Student surveys said, “We love having them around and feel she is a wonderful addition. I would support additional support dogs both in our school and around the district,” and “It’s absolutely amazing how the dogs can get students who never interact with anything to interact with her and she helps open that door to help create those relationships.”

The Okemos Woof Pack is the emotional support dog program in Okemos Public Schools. From staff hangouts to walks starting at the senior center, the dogs bring joy everywhere.

“I come in from lunch duty and I just see staff on the ground laying with her and petting her and stuff like that. Just an opportunity to decompress and relax a little bit,” said Steve Stierley, principal of Kinawa 5-6.

The program has six emotional support dogs. With two at Okemos High School and Chippewa Middle School, Kinawa 5-6, Bennet Woods and Hiawatha all having a dog with a staff handler. 

“After school I come in from car line and staff are all around her and she makes their day,” said Stierley.  

Students also can work with the dogs in the junior handler program. Hannah Alstrom is the Okemos High School facility dog student coordinator and wants to build the program.

“Madam (the high school program advisor and dog handler) asked me to join the program last year as I have many years of dog experience and dog training and experience to help build the junior handler program,” Alstrom said.

The junior handler program is an independent study that would give students the ability to learn how to train the dogs and take care of them during school.

“So, during fourth hour every day, I go to the dogs’ rooms, and I work with the dogs. So, things that I do on a daily basis. I do training to keep up with the practices, tricks training,” Alstrom said. “We also do weekly visits to students during lunch since it is during my fourth hour. I will go walk one of the dogs and go and greet students during lunch.”

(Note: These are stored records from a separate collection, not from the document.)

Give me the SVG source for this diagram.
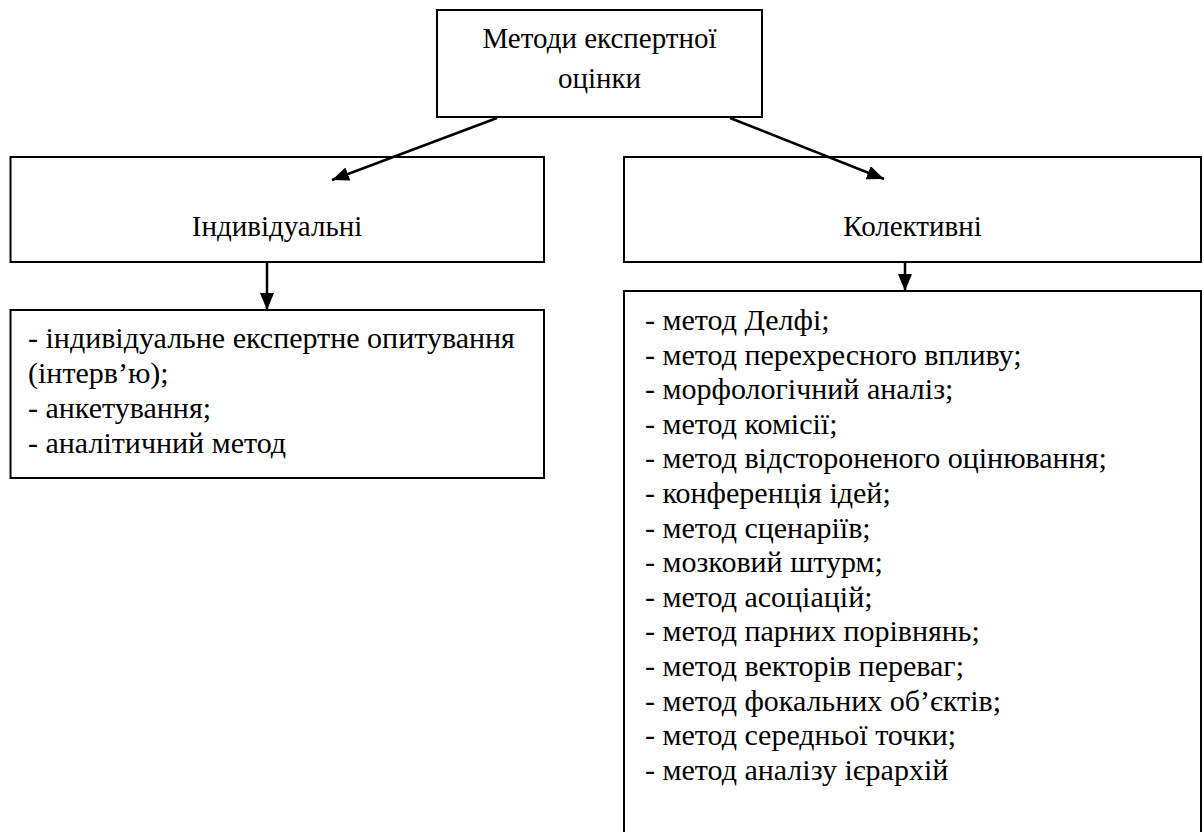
<svg xmlns="http://www.w3.org/2000/svg" width="1204" height="832" viewBox="0 0 1204 832">
  <style>
    .box { fill: #ffffff; stroke: #000000; stroke-width: 2; }
    .lbl { font-family: "Liberation Serif", "Times New Roman", serif; font-size: 29px; fill: #000000; }
    .item { font-family: "Liberation Serif", "Times New Roman", serif; font-size: 30px; fill: #000000; }
    .mid { text-anchor: middle; }
    .edge { stroke: #000000; stroke-width: 2.5; fill: none; marker-end: url(#arrow); }
  </style>
  <defs>
    <marker id="arrow" markerUnits="userSpaceOnUse" markerWidth="18" markerHeight="14" refX="17" refY="7" orient="auto">
      <path d="M0,0 L17,7 L0,14 Z" fill="#000000"/>
    </marker>
  </defs>
  <rect width="1204" height="832" fill="#ffffff"/>

  <!-- root: expert assessment methods -->
  <g id="node-root">
    <rect class="box" x="437" y="10" width="325" height="107"/>
    <text class="lbl mid" x="599.5" y="48">Методи експертної</text>
    <text class="lbl mid" x="599.5" y="88">оцінки</text>
  </g>

  <!-- individual methods -->
  <g id="node-individual">
    <rect class="box" x="10.5" y="157" width="533.5" height="105"/>
    <text class="lbl mid" x="277" y="236">Індивідуальні</text>
  </g>

  <!-- collective methods -->
  <g id="node-collective">
    <rect class="box" x="624" y="157" width="577" height="105"/>
    <text class="lbl mid" x="912.5" y="236">Колективні</text>
  </g>

  <!-- list of individual methods -->
  <g id="node-individual-list">
    <rect class="box" x="10.5" y="310" width="533.5" height="168"/>
    <text class="item" x="28" y="348">- індивідуальне експертне опитування</text>
    <text class="item" x="28" y="383">(інтерв’ю);</text>
    <text class="item" x="28" y="418">- анкетування;</text>
    <text class="item" x="28" y="453">- аналітичний метод</text>
  </g>

  <!-- list of collective methods (box runs past the bottom edge) -->
  <g id="node-collective-list">
    <path class="box" d="M624,840 L624,291 L1201,291 L1201,840" fill="#ffffff"/>
    <text class="item" x="645" y="330">- метод Делфі;</text>
    <text class="item" x="645" y="364.6">- метод перехресного впливу;</text>
    <text class="item" x="645" y="399.2">- морфологічний аналіз;</text>
    <text class="item" x="645" y="433.8">- метод комісії;</text>
    <text class="item" x="645" y="468.4">- метод відстороненого оцінювання;</text>
    <text class="item" x="645" y="503">- конференція ідей;</text>
    <text class="item" x="645" y="537.6">- метод сценаріїв;</text>
    <text class="item" x="645" y="572.2">- мозковий штурм;</text>
    <text class="item" x="645" y="606.8">- метод асоціацій;</text>
    <text class="item" x="645" y="641.4">- метод парних порівнянь;</text>
    <text class="item" x="645" y="676">- метод векторів переваг;</text>
    <text class="item" x="645" y="710.6">- метод фокальних об’єктів;</text>
    <text class="item" x="645" y="745.2">- метод середньої точки;</text>
    <text class="item" x="645" y="779.8">- метод аналізу ієрархій</text>
  </g>

  <!-- connectors -->
  <g id="connectors">
    <line class="edge" x1="497" y1="118" x2="332" y2="180"/>
    <line class="edge" x1="730" y1="118" x2="884" y2="179"/>
    <line class="edge" x1="267" y1="262" x2="267" y2="310"/>
    <line class="edge" x1="905" y1="262" x2="905" y2="291"/>
  </g>
</svg>
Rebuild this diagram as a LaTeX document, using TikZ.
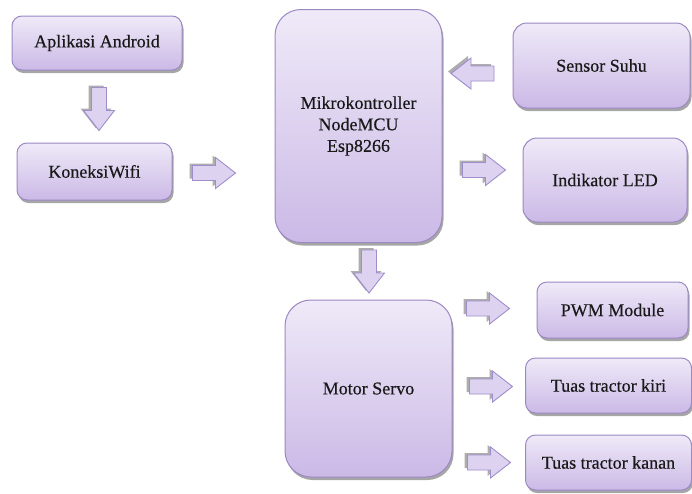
\documentclass[tikz,border=0pt]{standalone}
\usepackage{fontspec}
\setmainfont{Liberation Serif}
\newfontfamily\boxfont[FakeBold=0.4]{Liberation Serif}
\usetikzlibrary{shadows}
\definecolor{boxtop}{HTML}{EFEAF8}
\definecolor{boxbot}{HTML}{CBB9E6}
\definecolor{boxline}{HTML}{9C88C4}
\definecolor{arrfill}{HTML}{DDD3F1}
\definecolor{arrline}{HTML}{A08DCB}
\definecolor{arrshadow}{HTML}{8C8C8C}
\tikzset{
  box/.style={draw=boxline, line width=1pt, top color=boxtop, bottom color=boxbot,
    drop shadow={shadow xshift=1.5pt, shadow yshift=-3pt, fill=black, opacity=0.35},
    align=center, inner sep=2pt,
    font=\boxfont\fontsize{18}{21.5}\selectfont, text=black!90},
  arrbody/.style={draw=arrline, line width=0.9pt, fill=arrfill, line join=miter},
  arrshade/.style={fill=arrshadow, opacity=0.7}
}
\newcommand\blockarrow[3]{%
  \fill[arrshade, shift={(#1-3,#2-2)}, rotate=#3]
    (-21.5,-7.5) -- (1.5,-7.5) -- (1.5,-15.5) -- (21.5,0) -- (1.5,15.5) -- (1.5,7.5) -- (-21.5,7.5) -- cycle;
  \draw[arrbody, shift={(#1,#2)}, rotate=#3]
    (-21.5,-7.5) -- (1.5,-7.5) -- (1.5,-15.5) -- (21.5,0) -- (1.5,15.5) -- (1.5,7.5) -- (-21.5,7.5) -- cycle;
}
\begin{document}
\begin{tikzpicture}[x=1pt,y=-1pt]
\fill[white] (0,0) rectangle (692,493);
\useasboundingbox (0,0) rectangle (692,493);

\node[box, minimum width=170pt, minimum height=54pt, rounded corners=10pt] (app) at (97,43) {Aplikasi Android};
\node[box, minimum width=155pt, minimum height=57pt, rounded corners=10pt] (wifi) at (94.5,171.5) {KoneksiWifi};
\node[box, minimum width=167pt, minimum height=233pt, rounded corners=26pt] (mcu) at (358.5,126) {Mikrokontroller\\NodeMCU\\Esp8266};
\node[box, minimum width=177pt, minimum height=85pt, rounded corners=14pt] (sensor) at (601.5,65.5) {Sensor Suhu};
\node[box, minimum width=164pt, minimum height=84pt, rounded corners=14pt] (led) at (605,180) {Indikator LED};
\node[box, minimum width=167pt, minimum height=177pt, rounded corners=26pt] (servo) at (368.5,388.5) {Motor Servo};
\node[box, minimum width=151pt, minimum height=56pt, rounded corners=10pt] (pwm) at (612.5,310) {PWM Module};
\node[box, minimum width=166pt, minimum height=55pt, rounded corners=10pt] (kiri) at (608.5,385.5) {Tuas tractor kiri};
\node[box, minimum width=166pt, minimum height=55pt, rounded corners=10pt] (kanan) at (608.5,462.5) {Tuas tractor kanan};

\blockarrow{99}{109}{-90}
\blockarrow{214}{173}{0}
\blockarrow{472.5}{73.5}{180}
\blockarrow{484}{170}{0}
\blockarrow{369}{271.5}{-90}
\blockarrow{488}{308.5}{0}
\blockarrow{491}{386.5}{0}
\blockarrow{489}{462.5}{0}
\end{tikzpicture}
\end{document}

The Woof Pack is also working on research about the emotional impacts that therapy dogs have on education. Molly Turner, a science teacher and handler for the program, leads the charge.

“We have the screener data, and here we have the attendance data and how’s that looking for some of our students who might be needing a little extra support,” said Turner.

Turner also talks about the possibility of future research within early education, once the program is more established in the elementary schools.  

“Once the elementary dogs get more established, really looking at the connection between the dogs and early literacy, skill building,” Turner said.